Published:January 31, 2021DOI:https://doi.org/10.1016/j.clbc.2021.01.017

      Abstract

      Most cases of metastatic breast cancer (MBC) arise as a recurrence of a previously treated early breast cancer. Distinct from recurrent MBC is de novo MBC (dnMBC), which describes patients who present with distant sites of disease at initial diagnosis and is reviewed here. dnMBC represents approximately 3% to 6% of new breast cancer diagnoses in high-income countries. This incidence has not declined despite decades of widespread use of population-based mammography screening.

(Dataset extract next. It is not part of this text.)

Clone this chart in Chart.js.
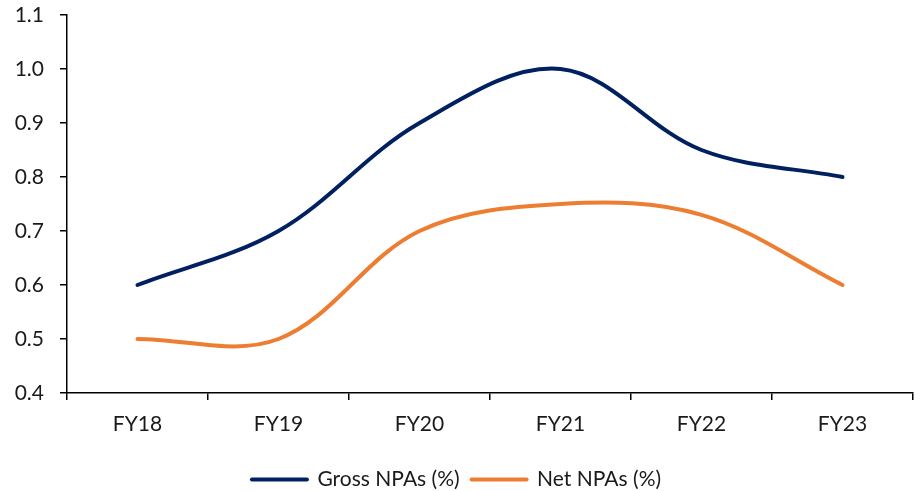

Overrepresentation of both biologically aggressive tumors and patients negatively impacted by social determinants of health are characteristics of dnMBC. Survival has generally been superior for patients with dnMBC compared with those with recurrent MBC, although it is similar to that for patients with recurrent MBC with long disease-free intervals. Subgroups of patients with dnMBC who experience prolonged survival include those with human epidermal growth factor receptor-2–positive disease or hormone receptor–positive bone-only disease. Opportunities to decrease dnMBC presentation may include novel screening modalities suited for biologically aggressive breast tumors and improved access to health care. Recognizing that there will remain some women diagnosed with dnMBC, refining our ability to identify those likely to be long-term survivors could allow for appropriate escalation or de-escalation of care. Finally, evaluation of tumor genomics in robust sample sizes has the potential to advance our knowledge of the biology of dnMBC as an entity distinct from recurrent MBC.